_Instructions for the task_. Your task is to transcribe all of the data below exactly, omitting the images.

_Given material_.
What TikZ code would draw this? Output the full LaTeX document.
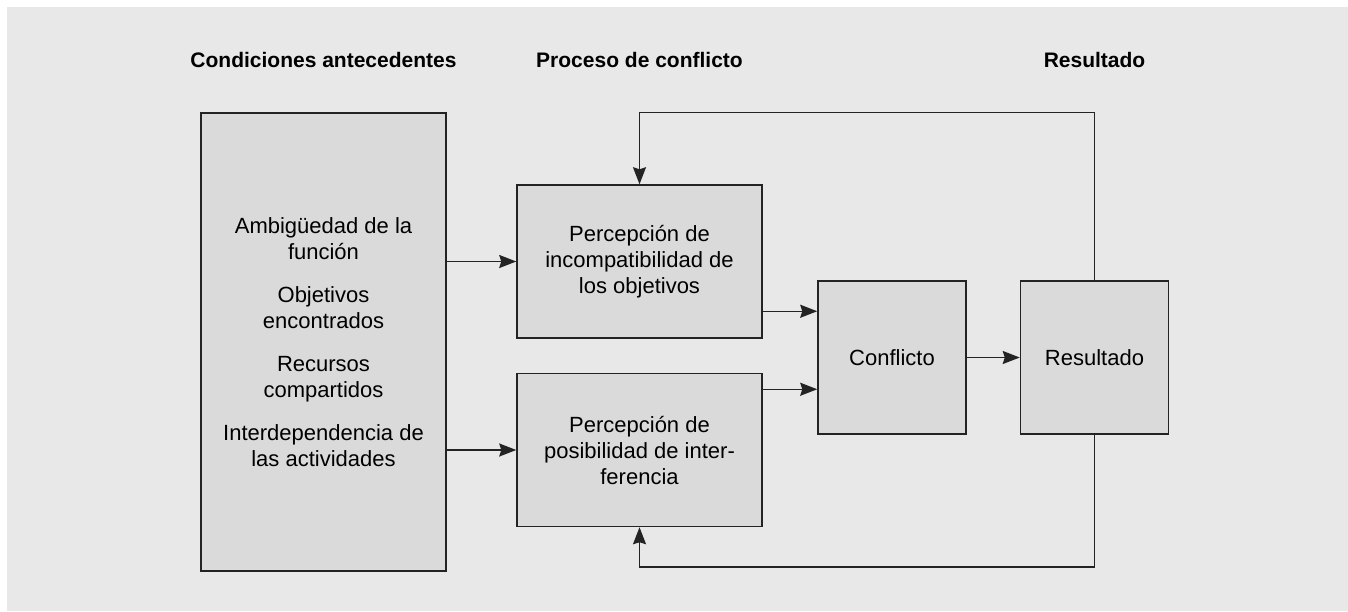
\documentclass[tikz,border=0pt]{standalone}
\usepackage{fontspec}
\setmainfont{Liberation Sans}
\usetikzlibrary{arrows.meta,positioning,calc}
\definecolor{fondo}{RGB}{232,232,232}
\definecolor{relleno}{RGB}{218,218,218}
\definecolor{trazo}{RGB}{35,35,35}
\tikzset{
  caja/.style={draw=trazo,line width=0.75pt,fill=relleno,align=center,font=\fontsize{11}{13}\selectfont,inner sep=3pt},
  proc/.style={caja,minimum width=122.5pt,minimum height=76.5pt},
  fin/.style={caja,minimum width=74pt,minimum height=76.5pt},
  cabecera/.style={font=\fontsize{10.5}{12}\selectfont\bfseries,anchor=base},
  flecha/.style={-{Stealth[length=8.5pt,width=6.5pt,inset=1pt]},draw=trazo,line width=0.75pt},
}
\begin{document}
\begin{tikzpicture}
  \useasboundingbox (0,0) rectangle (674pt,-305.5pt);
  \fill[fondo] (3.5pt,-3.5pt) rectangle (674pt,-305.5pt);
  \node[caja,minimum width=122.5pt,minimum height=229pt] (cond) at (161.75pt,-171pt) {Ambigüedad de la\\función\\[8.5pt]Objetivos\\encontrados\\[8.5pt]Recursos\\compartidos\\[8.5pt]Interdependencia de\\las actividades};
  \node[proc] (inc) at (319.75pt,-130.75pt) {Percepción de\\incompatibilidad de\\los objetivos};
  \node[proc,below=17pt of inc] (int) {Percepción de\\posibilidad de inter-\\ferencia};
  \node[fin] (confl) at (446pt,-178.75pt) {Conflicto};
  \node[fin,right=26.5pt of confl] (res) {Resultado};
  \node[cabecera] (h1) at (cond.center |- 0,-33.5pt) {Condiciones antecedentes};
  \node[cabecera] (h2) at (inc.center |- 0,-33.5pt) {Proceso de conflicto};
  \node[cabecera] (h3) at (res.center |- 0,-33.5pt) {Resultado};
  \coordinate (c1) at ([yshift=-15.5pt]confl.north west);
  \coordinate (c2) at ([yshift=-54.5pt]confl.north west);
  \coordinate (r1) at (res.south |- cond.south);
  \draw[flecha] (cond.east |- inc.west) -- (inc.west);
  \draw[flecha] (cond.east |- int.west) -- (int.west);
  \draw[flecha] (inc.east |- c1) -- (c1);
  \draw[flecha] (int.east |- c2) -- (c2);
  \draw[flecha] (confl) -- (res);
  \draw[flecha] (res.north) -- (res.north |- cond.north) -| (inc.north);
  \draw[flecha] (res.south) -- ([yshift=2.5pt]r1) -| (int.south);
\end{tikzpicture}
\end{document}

_Result_.
What TikZ code would draw this? Output the full LaTeX document.
\documentclass[tikz,border=0pt]{standalone}
\usepackage{fontspec}
\setmainfont{Liberation Sans}
\usetikzlibrary{arrows.meta,positioning,calc}
\definecolor{fondo}{RGB}{232,232,232}
\definecolor{relleno}{RGB}{218,218,218}
\definecolor{trazo}{RGB}{35,35,35}
\tikzset{
  caja/.style={draw=trazo,line width=0.75pt,fill=relleno,align=center,font=\fontsize{11}{13}\selectfont,inner sep=3pt},
  proc/.style={caja,minimum width=122.5pt,minimum height=76.5pt},
  fin/.style={caja,minimum width=74pt,minimum height=76.5pt},
  cabecera/.style={font=\fontsize{10.5}{12}\selectfont\bfseries,anchor=base},
  flecha/.style={-{Stealth[length=8.5pt,width=6.5pt,inset=1pt]},draw=trazo,line width=0.75pt},
}
\begin{document}
\begin{tikzpicture}
  \useasboundingbox (0,0) rectangle (674pt,-305.5pt);
  \fill[fondo] (3.5pt,-3.5pt) rectangle (674pt,-305.5pt);
  \node[caja,minimum width=122.5pt,minimum height=229pt] (cond) at (161.75pt,-171pt) {Ambigüedad de la\\función\\[8.5pt]Objetivos\\encontrados\\[8.5pt]Recursos\\compartidos\\[8.5pt]Interdependencia de\\las actividades};
  \node[proc] (inc) at (319.75pt,-130.75pt) {Percepción de\\incompatibilidad de\\los objetivos};
  \node[proc,below=17pt of inc] (int) {Percepción de\\posibilidad de inter-\\ferencia};
  \node[fin] (confl) at (446pt,-178.75pt) {Conflicto};
  \node[fin,right=26.5pt of confl] (res) {Resultado};
  \node[cabecera] (h1) at (cond.center |- 0,-33.5pt) {Condiciones antecedentes};
  \node[cabecera] (h2) at (inc.center |- 0,-33.5pt) {Proceso de conflicto};
  \node[cabecera] (h3) at (res.center |- 0,-33.5pt) {Resultado};
  \coordinate (c1) at ([yshift=-15.5pt]confl.north west);
  \coordinate (c2) at ([yshift=-54.5pt]confl.north west);
  \coordinate (r1) at (res.south |- cond.south);
  \draw[flecha] (cond.east |- inc.west) -- (inc.west);
  \draw[flecha] (cond.east |- int.west) -- (int.west);
  \draw[flecha] (inc.east |- c1) -- (c1);
  \draw[flecha] (int.east |- c2) -- (c2);
  \draw[flecha] (confl) -- (res);
  \draw[flecha] (res.north) -- (res.north |- cond.north) -| (inc.north);
  \draw[flecha] (res.south) -- ([yshift=2.5pt]r1) -| (int.south);
\end{tikzpicture}
\end{document}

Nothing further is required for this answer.